Juntos, Cabral, Cunha, o ex-prefeito Eduardo Paes, o governador Luiz Fernando Pezão e o presidente da Assembleia do Rio, Jorge Picciani, são apontados como recebedores de, pelo menos, R$ 189,4 milhões da Odebrecht. A empresa viu no poder deles no Rio a chance de facilitação para a obtenção de grandes contratos em obras como as da Olimpíada, do PAC do Alemão, do Arco Metropolitano e da Linha 4 do metrô.

A conexão dava-se ainda por meio do diretor da Odebrecht no Rio, Leandro Azevedo, e de Luiz Eduardo da Rocha Soares, executivo que coordenava os pagamentos do "departamento de propina" da Odebrecht. Em sua delação, Soares afirma que, em 2010, Paes já era visto como um político promissor, com potencial de ser governador e presidente da República - e, por isso, atenderam a seu pedido de R$ 3 milhões para a campanha de Pedro Paulo, seu aliado, para deputado federal, ainda que o valor parecesse exagerado.

A distribuição dos recursos ilícitos para o PMDB teria contemplado outras alas e personagens tradicionais do partido. Há referências a pagamentos para os notáveis do Senado, como o atual presidente da Casa, Eunício Oliveira, Renan Calheiros (e seu filho, governador de Alagoas), o líder do governo, Romero Jucá (RR), Edison Lobão (MA) e o ex-presidente do partido Valdir Raupp (RO), os três últimos citados por negociações que somam R$ 75,5 milhões em troca de favorecimento na construção das usinas hidrelétricas de Santo Antônio e Jirau.

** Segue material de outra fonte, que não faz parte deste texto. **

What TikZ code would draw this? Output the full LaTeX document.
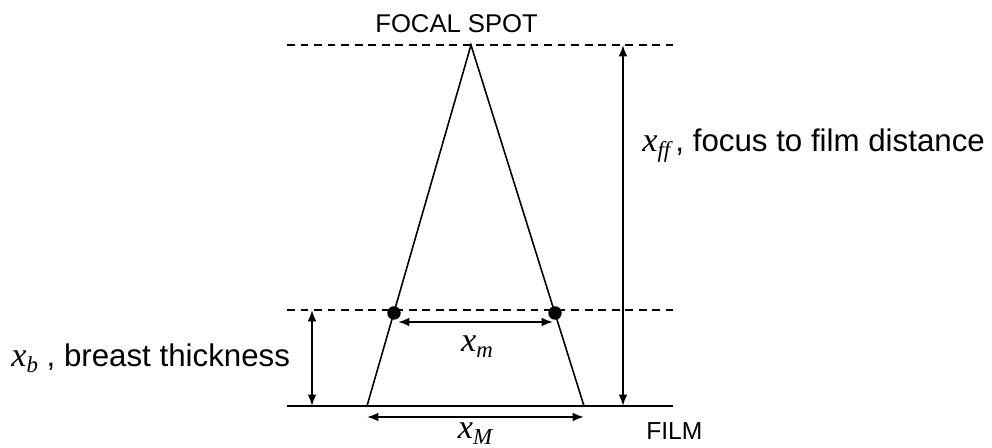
\documentclass[tikz,border=0pt]{standalone}
\usepackage{fontspec}
\setmainfont{Liberation Sans}
\newfontfamily\timesfont{Liberation Serif}
\usetikzlibrary{arrows.meta, positioning}
\tikzset{
	ray/.style={line width=0.9pt}
}
\tikzset{
	guide/.style={line width=0.9pt, dash pattern=on 4.5pt off 3.2pt}
}
\tikzset{
	dimline/.style={line width=1.1pt, {Latex[length=6.5pt,width=5pt]}-{Latex[length=6.5pt,width=5pt]}},
	spot/.style={circle, fill, inner sep=0pt, minimum size=0.27cm},
	captext/.style={font=\fontsize{14.6}{17}\selectfont, inner sep=0pt, anchor=base west},
	labeltext/.style={font=\fontsize{17.8}{20}\selectfont, inner sep=0pt, anchor=base west}
}
\newcommand{\sym}[2]{{\timesfont\itshape\fontsize{19.5}{22}\selectfont #1\raisebox{-0.35ex}{\fontsize{13}{15}\selectfont #2}}}

\begin{document}
\begin{tikzpicture}[x=0.02cm, y=-0.02cm]
      \useasboundingbox (0,0) rectangle (992,448);
      % reference lines
      \coordinate (topL) at (287,45);
      \coordinate (topR) at (673,45);
      \coordinate (midL) at (287,310);
      \coordinate (midR) at (673,310);
      \coordinate (filmL) at (287,406);
      \coordinate (filmR) at (673,406);
      \draw[guide] (topL) -- (topR);
      \draw[guide] (midL) -- (midR);
      \draw[ray] (filmL) -- (filmR);
      % beam
      \coordinate (focus) at (471,45);
      \coordinate (footL) at (367,406);
      \coordinate (footR) at (584,406);
      \draw[ray] (footL) -- (focus) -- (footR);
      \node[spot] (dotL) at (394,313) {};
      \node[spot] (dotR) at (555,313) {};
      % dimensions
      \coordinate (mL) at (398,322);
      \coordinate (mR) at (553,322);
      \coordinate (bigL) at (367,417);
      \coordinate (bigR) at (584,417);
      \coordinate (thkT) at (312,310);
      \coordinate (thkB) at (312,406);
      \coordinate (ffT) at (623,45);
      \coordinate (ffB) at (623,406);
      \draw[dimline] (mL) -- (mR);
      \draw[dimline] (bigL) -- (bigR);
      \draw[dimline] (thkT) -- (thkB);
      \draw[dimline] (ffT) -- (ffB);
      % labels
      \node[captext] (spotlbl) at (375,33) {FOCAL SPOT};
      \node[captext, font=\fontsize{14}{16}\selectfont] (filmlbl) at (646,440) {FILM};
      \node[labeltext, anchor=base] (xmlbl) at (477,352) {\sym{x}{m}};
      \node[labeltext, anchor=base] (xMlbl) at (475,439) {\sym{x}{M}};
      \node[labeltext] (fflbl) at (642,152) {\sym{x}{ff}\,, focus to film distance};
      \node[labeltext] (blbl) at (11,367) {\sym{x}{b} , breast thickness};
    \end{tikzpicture}
\end{document}
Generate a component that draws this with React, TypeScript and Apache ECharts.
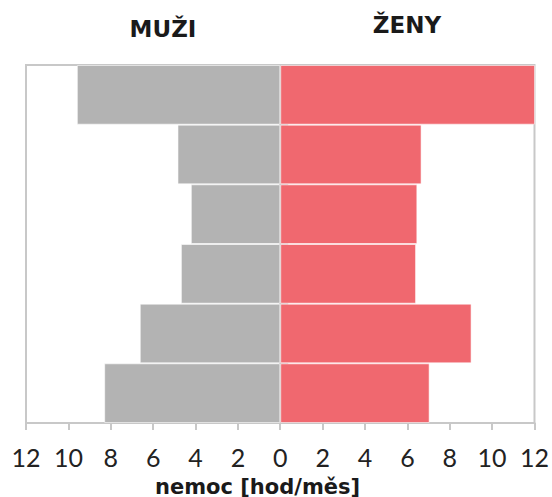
import React, { useEffect, useRef } from "react";
import * as echarts from "echarts";

const categories = ["1", "2", "3", "4", "5", "6"];
const menValues = [9.6, 4.85, 4.22, 4.69, 6.63, 8.31];
const womenValues = [12.05, 6.67, 6.47, 6.41, 9.03, 7.05];
const sideTitles = ["MUŽI", "ŽENY"];
const axisName = "nemoc [hod/měs]";

export default function App() {
  const ref = useRef<HTMLDivElement>(null);
  useEffect(() => {
    if (!ref.current) return;
    const chart = echarts.init(ref.current, undefined, { renderer: "svg" });
    const frame = "#c8c8c8";
    const titleStyle = { fontFamily: "DejaVu Sans", fontWeight: "bold", fontSize: 23, color: "#1a1a1a" };
    chart.setOption({
      animation: false,
      backgroundColor: "#ffffff",
      title: [
        { text: sideTitles[0], left: 158, top: 12, textAlign: "center", textStyle: titleStyle },
        { text: sideTitles[1], left: 402, top: 8, textAlign: "center", textStyle: titleStyle },
      ],
      graphic: [
        {
          type: "text",
          left: 155,
          top: 476,
          style: {
            text: axisName,
            font: "bold 21px 'DejaVu Sans'",
            fill: "#1a1a1a",
          },
        },
      ],
      grid: {
        left: 26,
        right: 17,
        top: 65,
        bottom: 74,
        show: true,
        borderColor: frame,
        borderWidth: 2,
        backgroundColor: "transparent",
      },
      xAxis: {
        type: "value",
        min: -12,
        max: 12,
        interval: 2,
        axisLine: { show: true, lineStyle: { color: frame, width: 2 } },
        axisTick: { show: true, length: 7, lineStyle: { color: frame, width: 2 } },
        splitLine: { show: false },
        axisLabel: {
          fontFamily: "Lato",
          fontSize: 25,
          color: "#222",
          margin: 21,
          formatter: (v: number) => String(Math.abs(v)),
        },
      },
      yAxis: {
        type: "category",
        data: categories,
        inverse: true,
        axisLine: { show: true, onZero: true, lineStyle: { color: frame, width: 2 } },
        axisTick: { show: true, inside: true, length: 8, lineStyle: { color: frame, width: 2 } },
        axisLabel: { show: false },
        splitLine: { show: false },
      },
      series: [
        {
          type: "bar",
          name: sideTitles[0],
          data: menValues.map((v) => -v),
          barGap: "-100%",
          barCategoryGap: 0,
          itemStyle: { color: "#b3b3b3", borderColor: "rgba(255,255,255,0.55)", borderWidth: 1 },
          z: 1,
        },
        {
          type: "bar",
          name: sideTitles[1],
          data: womenValues,
          barGap: "-100%",
          barCategoryGap: 0,
          itemStyle: { color: "#f0686f", borderColor: "rgba(255,255,255,0.55)", borderWidth: 1 },
          z: 1,
        },
      ],
    });
    return () => chart.dispose();
  }, []);
  return <div ref={ref} style={{ width: 552, height: 497, position: "absolute", left: 0, top: 0 }} />;
}
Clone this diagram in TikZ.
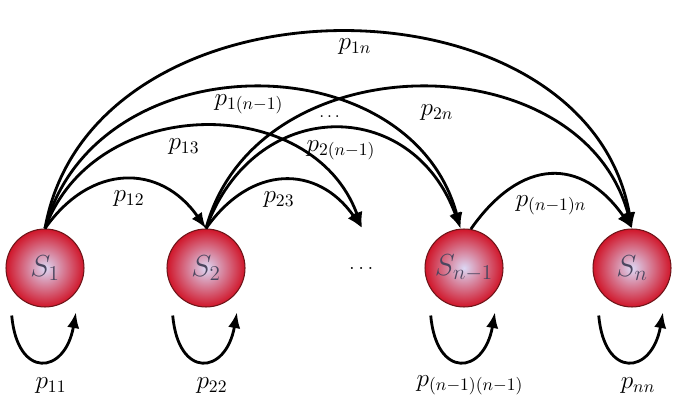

O PMDB da Câmara aparece, sobretudo, concentrado no "petit comité" da burocracia partidária liderado por Temer - ex-presidente da Casa - e seu núcleo duro, como os ministros Eliseu Padilha e Moreira Franco, além de Geddel Vieira Lima.

Descendo pela constelação de caciques estaduais - Amazonas (Eduardo Braga), Pará (Jader e Helder Barbalho), Goiás (Iris Rezende, Maguito Vilela e Daniel Vilela), Rio Grande do Sul (Germano Rigotto), Tocantins (Marcelo Miranda e Kátia Abreu), Espírito Santo (Paulo Hartung) - a relação da Odebrecht com o PMDB chega também a prefeitos e ex-prefeitos de cidades como Itaboraí, Macaé, Rio das Ostras, no Rio, até Juiz de Fora (MG), Trindade (GO); além de Santos, Rio Claro, Mairinque e Santa Gertrudes, em São Paulo.